Alice Munro is certainly capable of pulling readers into other times and places wholly and completely in works of fiction, (consider: A Wilderness Station), so the fact that readers feel more distanced from the tales earlier in this collection than the later tales seems to reflect more of an autobiographical than fictional truth, to reflect more of the author’s personal relationships with her ancestors than her relationship as a fiction writer with her readers. (Or, maybe that says more about me as a reader than it says about her as a writer, for reading and writing flow together too.)
I love the idea of exploring those lost kitchens, and I would have been more content to use Alice Munro’s words as a map through that territory without having a signpost to identify the stories along the way.
Note: This is part of a series of posts on Alice Munro’s stories in The View from Castle Rock as I read through her work-to-date. She is one of my MRE authors and this is the final story in this collection. The other stories in this collection appear as follows: No Advantages, The View from Castle Rock, Illinois, The Wilds of Morris Township, Working for a Living, Fathers, Lying Under the Apple Tree, Hired Girl, The Ticket, Home, What Do You Want to Know For? Please feel free to check the schedule and join in, for the series, or for a single story.

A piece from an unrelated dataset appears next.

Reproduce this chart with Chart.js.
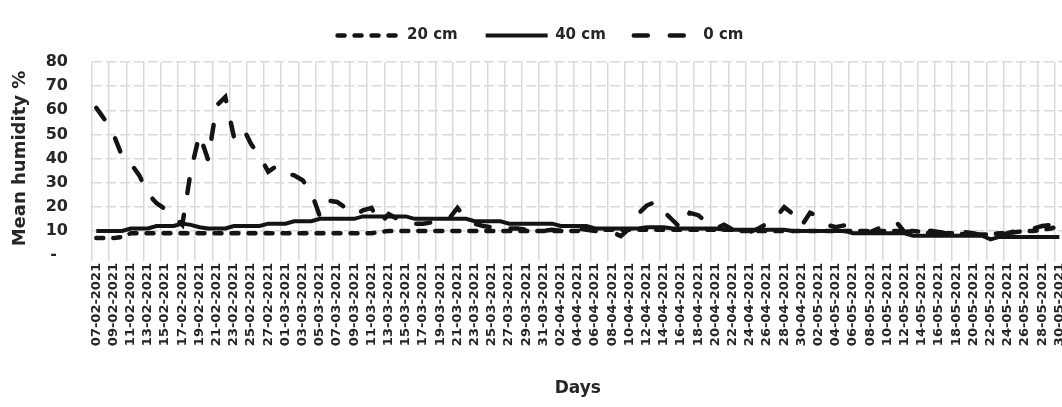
<!DOCTYPE html>
<html lang="en">
<head>
    <meta charset="UTF-8">
    <title>Mean humidity</title>
    <script src="https://cdn.jsdelivr.net/npm/chart.js"></script>
    <style>
        html, body { margin: 0; padding: 0; background: #fff; overflow: hidden; }
    </style>
</head>
<body>
<canvas id="humidityChart" width="1077" height="407"></canvas>

<script>
    // first and last day on the axis, one reading per day
    const firstDay = '2021-02-07';
    const lastDay = '2021-05-30';

    const seriesNames = ['20 cm', '40 cm', '0 cm'];

    const depth20 = [
        7, 7, 7, 7.5, 9, 9, 9, 9, 9, 9,
        9, 9, 9, 9, 9, 9, 9, 9, 9, 9,
        9, 9, 9, 9, 9, 9, 9, 9, 9, 9,
        9, 9, 9, 9.5, 10, 10, 10, 10, 10, 10,
        10, 10, 10, 10, 10, 10, 10, 10, 10, 10,
        10, 10, 10, 10, 10, 10, 10, 10.5, 10.5, 10.5,
        10.5, 10.5, 10.5, 10.5, 10.5, 10.5, 10.5, 10.5, 10.5, 10.5,
        10.5, 10.5, 10.5, 10.5, 10.5, 10, 10, 10, 10, 10,
        10, 10, 10, 10, 10, 10, 10, 10, 10, 10,
        10, 10, 10, 10, 10, 10, 9.5, 9, 9, 9,
        9, 8.5, 8.5, 8.5, 8.5, 9, 9, 9.5, 10, 10,
        10.5, 11, 12
    ];

    const depth40 = [
        10, 10, 10, 10, 11, 11, 11, 12, 12, 12,
        13, 12.5, 11.5, 11, 11, 11, 12, 12, 12, 12,
        13, 13, 13, 14, 14, 14, 15, 15, 15, 15,
        15, 16, 16, 16, 16, 16, 16, 15, 15, 15,
        15, 15, 15, 15, 14, 14, 14, 14, 13, 13,
        13, 13, 13, 13, 12, 12, 12, 12, 11, 11,
        11, 11, 11, 11, 11.5, 11.5, 11.5, 11, 11, 11,
        11, 11, 11, 10.5, 10.5, 10.5, 10.5, 10.5, 10.5, 10.5,
        10.5, 10, 10, 10, 10, 10, 10, 10, 9, 9,
        9, 9, 9, 9, 9, 8, 8, 8, 8, 8,
        8, 8, 8, 8, 6.5, 7.5, 7.5, 7.5, 7.5, 7.5,
        7.5, 7.5, 7.5
    ];

    const depth0 = [
        61, 56, 50, 41, 38, 33, 25.5, 21.5, 19, 16,
        12.5, 35, 50, 39.5, 62, 65.5, 49, 53, 46, 41,
        34.5, 37, 34, 33, 31, 26, 16, 22.5, 22, 19.5,
        16.5, 18.5, 19.5, 13, 17, 15, 13, 13, 13, 13.5,
        14.5, 15, 19.5, 15, 13, 12, 11.5, 10, 11, 11,
        10.5, 10, 10, 10.5, 10, 10, 11, 10.5, 10, 10,
        9.5, 7.8, 11, 17, 20.5, 22, 18, 14.5, 11, 17.5,
        16.5, 13.5, 11, 12.5, 10.5, 8, 9.5, 11, 13, 15.5,
        19.8, 17, 12, 17.5, 16, 12.5, 11.5, 12.3, 11, 10,
        9.5, 11, 12.5, 13.8, 9.5, 10, 9.5, 10, 9.5, 9,
        9, 9.5, 9, 8, 6.5, 8, 9, 10, 10.5, 11,
        12, 12.5, 12
    ];

    function buildDayLabels(from, to) {
        const labels = [];
        const d = new Date(from + 'T00:00:00Z');
        const end = new Date(to + 'T00:00:00Z');
        while (d <= end) {
            const dd = String(d.getUTCDate()).padStart(2, '0');
            const mm = String(d.getUTCMonth() + 1).padStart(2, '0');
            labels.push(dd + '-' + mm + '-' + d.getUTCFullYear());
            d.setUTCDate(d.getUTCDate() + 1);
        }
        return labels;
    }

    const days = buildDayLabels(firstDay, lastDay);

    const fontFamily = '"DejaVu Sans", "Liberation Sans", sans-serif';
    const textColor = '#262626';
    const gridColor = '#d9d9d9';
    const lineColor = '#141414';

    // legend sits near the top, plot starts lower down
    const legendGap = {
        id: 'legendGap',
        beforeInit(chart) {
            const origFit = chart.legend.fit;
            chart.legend.fit = function () {
                origFit.call(this);
                this.height = 62;
            };
        }
    };

    const ctx = document.getElementById('humidityChart').getContext('2d');

    new Chart(ctx, {
        type: 'line',
        data: {
            labels: days,
            datasets: [
                {
                    label: seriesNames[0],
                    data: depth20,
                    borderColor: lineColor,
                    backgroundColor: lineColor,
                    borderWidth: 4.5,
                    borderDash: [7, 10],
                    borderCapStyle: 'round',
                    pointRadius: 0,
                    tension: 0
                },
                {
                    label: seriesNames[1],
                    data: depth40,
                    borderColor: lineColor,
                    backgroundColor: lineColor,
                    borderWidth: 4,
                    pointRadius: 0,
                    tension: 0
                },
                {
                    label: seriesNames[2],
                    data: depth0,
                    borderColor: lineColor,
                    backgroundColor: lineColor,
                    borderWidth: 4.5,
                    borderDash: [14, 22],
                    borderCapStyle: 'round',
                    pointRadius: 0,
                    tension: 0
                }
            ]
        },
        options: {
            responsive: false,
            animation: false,
            layout: { padding: { left: 4, right: 0, top: 0, bottom: 8 } },
            plugins: {
                tooltip: { enabled: false },
                legend: {
                    position: 'top',
                    labels: {
                        usePointStyle: true,
                        pointStyle: 'line',
                        pointStyleWidth: 62,
                        padding: 28,
                        color: textColor,
                        font: { family: fontFamily, size: 15, weight: 'bold' },
                        generateLabels: chart => {
                            const items = Chart.defaults.plugins.legend.labels.generateLabels(chart);
                            items.forEach(item => {
                                const ds = chart.data.datasets[item.datasetIndex];
                                item.lineDash = ds.borderDash || [];
                                item.lineCap = ds.borderCapStyle || 'butt';
                                item.lineWidth = ds.borderWidth;
                                item.strokeStyle = ds.borderColor;
                            });
                            return items;
                        }
                    }
                }
            },
            scales: {
                x: {
                    offset: true,
                    grid: {
                        offset: true,
                        color: c => (c.index % 2 === 0 ? gridColor : 'rgba(0,0,0,0)'),
                        lineWidth: 1.5,
                        tickLength: 6
                    },
                    border: { display: false },
                    ticks: {
                        autoSkip: false,
                        minRotation: 90,
                        maxRotation: 90,
                        padding: 2,
                        color: textColor,
                        font: { family: fontFamily, size: 13, weight: 'bold' },
                        callback: function (value, index) {
                            return index % 2 === 0 ? this.getLabelForValue(value) : '';
                        }
                    },
                    title: {
                        display: true,
                        text: 'Days',
                        color: textColor,
                        padding: { top: 4, bottom: 0 },
                        font: { family: fontFamily, size: 17, weight: 'bold' }
                    },
                    afterFit: scale => { scale.height = 144; }
                },
                y: {
                    min: 0,
                    max: 80,
                    ticks: {
                        stepSize: 10,
                        padding: 24,
                        color: textColor,
                        font: { family: fontFamily, size: 16, weight: 'bold' },
                        callback: v => (v === 0 ? '-\u00a0\u00a0' : v)
                    },
                    grid: {
                        color: c => (c.tick && c.tick.value === 0 ? 'rgba(0,0,0,0)' : gridColor),
                        lineWidth: 1.5,
                        drawTicks: false
                    },
                    border: { display: false, dash: [10, 4] },
                    title: {
                        display: true,
                        text: 'Mean humidity %',
                        color: textColor,
                        padding: { top: 6, bottom: 0 },
                        font: { family: fontFamily, size: 18, weight: 'bold' }
                    },
                    afterFit: scale => { scale.width = 88; }
                }
            }
        },
        plugins: [legendGap]
    });
</script>
</body>
</html>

Next: discussion of 2009’s Too Much Happiness.
Note: There are spoilers in the comments below.
I really appreciated what the author said almost at the end of “Messenger”: “It happens mostly in our old age, when our personal futures close down and we cannot imagine – sometimes cannot believe in – the future of our children’s children. We cannot resist this rifling around in the past…” I agree that Munro’s other writings are very different from this particular collection but I did enjoy reading her riflings into her background. Thank you for enriching the experience with your astute observations and insights.
Looking forward to starting Too Much Happiness.
I feel as though she rifled just as determinedly and spiritedly in her fiction, though we might not have recognized some/all of the autobiographical elements that worked their way into the writing. Now that I’m re-reading Too Much Happiness, I feel like there are echoes throughout, details which ring true. Three buses from one spot to another. A wood-worker. A need/drive to believe in another dimension. Looking forward to more good discussions.
I sometimes think all life is a story of one sort or another and maybe it doesn’t matter if it is real or not. Had she not told anyone, would it have been obvious that she was twining the two together? But it can be a little hard going when something devastating in life is so real in the pages of a book–maybe those feelings were just too raw–like rubbing a wound and wanting fiction to be clearly distinguished from real life. That is the beauty of Alice Munro–how many authors can pull it off like she does–especially in a short story!
Nicely put. And I agree that the act of including an introduction and, within that context, discussing the nature of the works, as well as the decision to define them does more to alter the readers expectations than might have been evident as a stylistic change if readers simply came to the works on their own terms. It feels to me as though the stye is markedly different here, and I suspect that, if I reread again, that I will more deliberately ignore the surrounding details and simply expect to read a writer’s musings on her her-itage.